Another milestone in the organization’s history was its becoming a member of the General Union of Commerce, Industry and Agriculture for Arab Chambers, in 1992. “That meant the Chamber could now officially issue certificates of origin and export papers for Arab countries,” said CEO Michel Alaby. “Now, it is the sole chamber in Brazil to be recognized by the League of Arab States,” remarked Walid Yazigi.


The original version of the ANBA website, launched in 2003

By the late 1990s, the Chamber began stepping up its presence in trade shows and other events in the Arab world. Alaby recalled the organization’s first time at Index, a furniture show in Dubai, the UAE in 1998. Brazilian companies are still exhibiting at that show until this day.

In 2001, the Chamber organized a Brazil-Arab Countries business forum in Rio de Janeiro that is regarded as a watershed moment. “It was a very high-level event. Lots of dignitaries attended,” Hannun recalled.

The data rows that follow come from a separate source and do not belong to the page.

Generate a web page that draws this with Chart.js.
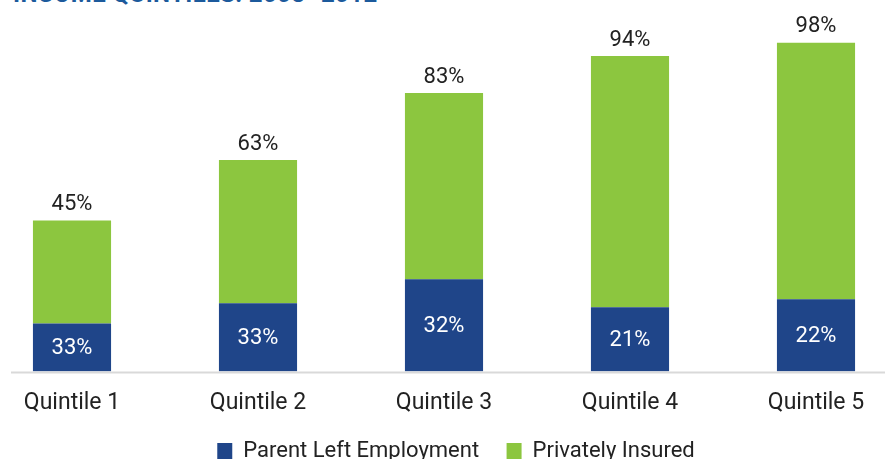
<!DOCTYPE html>
<html>
<head>
<meta charset="utf-8">
<script src="https://cdn.jsdelivr.net/npm/chart.js@4"></script>
<style>
  html, body { margin: 0; padding: 0; background: #fff; overflow: hidden; }
  body { width: 885px; height: 459px; position: relative; font-family: Roboto, sans-serif; }
  #title { position: absolute; left: 13px; top: -18px; font-weight: 700; font-size: 24px; line-height: 24px; color: #1c5a9c; white-space: nowrap; letter-spacing: 0.4px; }
  #wrap { position: absolute; left: -21px; top: 0; width: 954px; height: 472px; }
</style>
</head>
<body>
<div id="title">INCOME QUINTILES: 2008–2012</div>
<div id="wrap"><canvas id="chart"></canvas></div>
<script>
// categories
const quintiles = ['Quintile 1', 'Quintile 2', 'Quintile 3', 'Quintile 4', 'Quintile 5'];
// bar heights (percent of children)
const parentLeft = [14.3, 20.3, 27.5, 19.1, 21.5];
const privatelyInsured = [30.7, 42.7, 55.5, 74.9, 76.5];
// printed labels
const parentLeftLabels = ['33%', '33%', '32%', '21%', '22%'];
const totalLabels = ['45%', '63%', '83%', '94%', '98%'];

const blue = '#1f4589';
const green = '#8cc63f';

const labelPlugin = {
    id: 'labelPlugin',
    afterDatasetsDraw(chart) {
        const ctx = chart.ctx;
        ctx.save();
        ctx.font = '22px Roboto';
        ctx.textAlign = 'center';
        ctx.textBaseline = 'middle';
        const metaBlue = chart.getDatasetMeta(0);
        const metaGreen = chart.getDatasetMeta(1);
        metaBlue.data.forEach((bar, i) => {
            ctx.fillStyle = '#ffffff';
            ctx.fillText(parentLeftLabels[i], bar.x, (bar.y + bar.base) / 2 + 1);
        });
        metaGreen.data.forEach((bar, i) => {
            ctx.fillStyle = '#222222';
            ctx.fillText(totalLabels[i], bar.x, bar.y - 16);
        });
        ctx.restore();
    }
};

const axisLine = {
    id: 'axisLine',
    afterDatasetsDraw(chart) {
        const ctx = chart.ctx;
        const y = chart.scales.y.getPixelForValue(0) + 1;
        ctx.save();
        ctx.strokeStyle = '#d9d9d9';
        ctx.lineWidth = 2;
        ctx.beginPath();
        ctx.moveTo(chart.chartArea.left + 32, y);
        ctx.lineTo(chart.chartArea.right, y);
        ctx.stroke();
        ctx.restore();
    }
};

new Chart(document.getElementById('chart'), {
    type: 'bar',
    data: {
        labels: quintiles,
        datasets: [{
            label: 'Parent Left Employment',
            data: parentLeft,
            backgroundColor: blue
        }, {
            label: 'Privately Insured',
            data: privatelyInsured,
            backgroundColor: green
        }]
    },
    options: {
        responsive: true,
        maintainAspectRatio: false,
        animation: false,
        barPercentage: 0.42,
        categoryPercentage: 1,
        layout: { padding: { top: 36, left: 0, right: 0, bottom: 0 } },
        scales: {
            x: {
                stacked: true,
                grid: { display: false, drawTicks: false },
                border: { display: false },
                ticks: { color: '#222', font: { family: 'Roboto', size: 23 }, padding: 18 }
            },
            y: {
                stacked: true,
                position: 'right',
                min: 0,
                max: 100,
                grid: { display: false, drawTicks: false },
                border: { display: false },
                ticks: { display: false },
                // empty strip on the right so the legend sits a little right of the bars' centre
                afterFit(axis) { axis.width = 24; }
            }
        },
        plugins: {
            tooltip: { enabled: false },
            legend: {
                position: 'bottom',
                labels: {
                    color: '#222',
                    font: { family: 'Roboto', size: 22 },
                    boxWidth: 15,
                    boxHeight: 16,
                    padding: 5,
                    // wider gap between the two entries without a taller legend
                    generateLabels(chart) {
                        const items = Chart.defaults.plugins.legend.labels.generateLabels(chart);
                        items[0].text = items[0].text + '\u2003';
                        return items;
                    }
                }
            }
        }
    },
    plugins: [labelPlugin, axisLine]
});
</script>
</body>
</html>
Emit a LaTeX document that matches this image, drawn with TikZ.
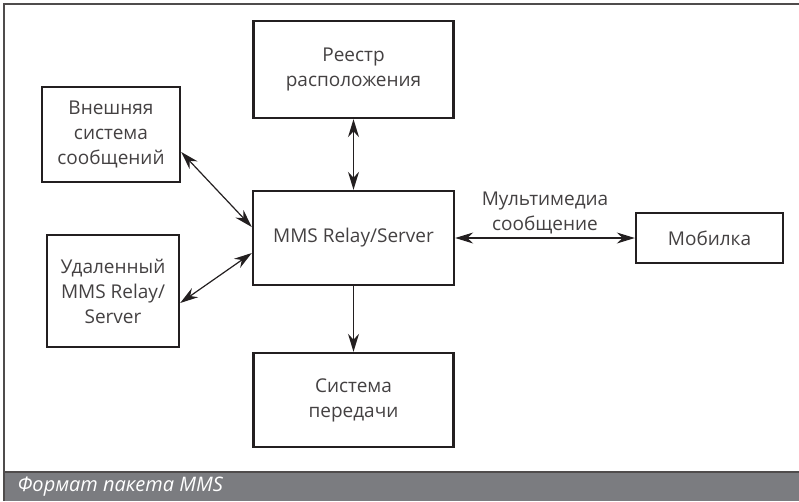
\documentclass[tikz,border=0pt]{standalone}
\usepackage{fontspec}
\setmainfont{Open Sans}
\usetikzlibrary{arrows.meta}
\definecolor{ink}{HTML}{231F20}
\definecolor{capbar}{HTML}{7B7C80}

\begin{document}
\begin{tikzpicture}[x=1pt,y=-1pt,
    box/.style={draw=ink,line width=2.4pt,align=center,inner sep=0pt,
        text=ink!85,font=\fontsize{19}{25}\selectfont},
    both/.style={draw=ink,line width=1.2pt,{Stealth[length=18pt,width=11pt]}-{Stealth[length=18pt,width=11pt]}},
    one/.style={draw=ink,line width=1.2pt,-{Stealth[length=18pt,width=11pt]}}]
    \useasboundingbox (0,0) rectangle (799,501);
    % frame and caption bar
    \fill [capbar] (4,472) rectangle (799,501);
    \draw [ink!80,line width=1.3pt] (4,501) -- (4,4) -- (799,4);
    \draw [ink!80,line width=1.3pt] (4,472) -- (799,472);
    \node [anchor=west,text=white,font=\itshape\fontsize{20}{22}\selectfont] (cap) at (14,487) {Формат пакета MMS};
    % boxes
    \node [box,minimum width=200pt,minimum height=97pt] (reg) at (353.5,69.5) {Реестр\\расположения};
    \node [box,minimum width=138pt,minimum height=95pt] (ext) at (111,134.5) {Внешняя\\система\\сообщений};
    \node [box,minimum width=201pt,minimum height=94pt] (mms) at (353.5,238) {MMS Relay/Server};
    \node [box,minimum width=132pt,minimum height=112pt] (rem) at (113,291) {Удаленный\\MMS Relay/\\Server};
    \node [box,minimum width=200pt,minimum height=94pt] (sys) at (353.5,400) {Система\\передачи};
    \node [box,minimum width=147pt,minimum height=50pt] (mob) at (709.5,238) {Мобилка};
    % links
    \draw [both] (reg) -- (mms);
    \draw [both] ([yshift=-17.5pt]ext.east) -- ([yshift=11pt]mms.west);
    \draw [both] ([yshift=-12pt]rem.east) -- ([yshift=-15pt]mms.west);
    \draw [one] (mms) -- (sys);
    \draw [both] (mms) -- node [above=3pt,align=center,inner sep=0pt,text=ink!85,font=\fontsize{19}{25}\selectfont] (msg) {Мультимедиа\\сообщение} (mob);
\end{tikzpicture}
\end{document}
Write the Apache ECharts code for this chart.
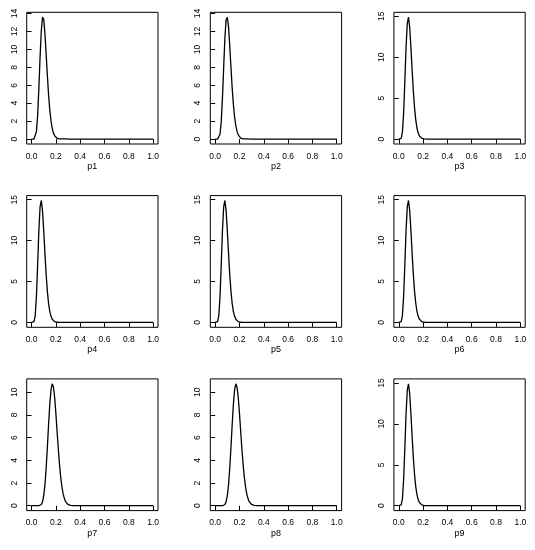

The year of 2003 saw the first Brazilian presidential trip to the Arab world, covering Lebanon, Syria, the United Arab Emirates, Egypt and Libya. The Arab Brazilian Chamber was strongly involved, and since then, Brazilian trade with the region skyrocketed. Exports from Brazil to Arab nations increased continuously, going from USD 2.76 billion to over USD 15 billion in 2011, i.e. a 5.5-fold increase. Over the same time span, imports climbed from USD 2.71 billion to almost USD 10 billion, and reached an all-time high in 2014 at USD 11.4 billion.

Archive/Arab Chamber

Hannun, then vice president, heads mission to North Africa in 2007

In 2003, the Chamber also created the Brazil-Arab News Agency (ANBA, in the Portuguese acronym). “It was a groundbreaking move,” Hannun stated. ANBA runs daily news stories in Portuguese and English on business opportunities in Brazil and the Arab countries, articles on bilateral trade, information regarding the Chamber’s activities and other subjects relating to Brazil’s ties with the Arab world. The website www.anba.com.br sustains content-sharing agreements with eight different news outlets in Arab countries.

“Without mutual knowledge, relations do not evolve. That knowledge is what underpins deal-making, piques curiosities and builds connections,” stressed Hannun. ANBA fills out a gap in information about the Arab countries in Brazil and about Brazil in Arab countries, and this is an important thing,” added Alaby.

Highlights in the Chamber’s history also include the holding of the 1st Summit of South America-Arab Countries (Aspa) in Brasília, 2005, followed by a business forum with delegates from both regions held by the Arab Brazilian Chamber in São Paulo.

Alexandre Rocha/ANBA

Michel Alaby heads panel in the latest edition of ASPA, in 2015

Three other editions of the Aspa summit took place, in Doha, Qatar, 2009, in Lima, Peru, 2012, and in Riyadh, Saudi Arabia, 2015, and the Arab Chamber was always a partner in organizing the business forums that happened in the sidelines.


When it first moved into Avenida Paulista in 1966, the Chamber had only one part-time employee, according to Yazigi, but as the field of action and relations with Arab countries grew broader, so did the staff. “There was a crucial professionalization process,” said Hannun.

Now, the organization has a staff of 61, divided into departments with specific purposes such as Certification, Marketing, Market Intelligence, Sales, Finance, IT, HR, ANBA, and the general secretariat.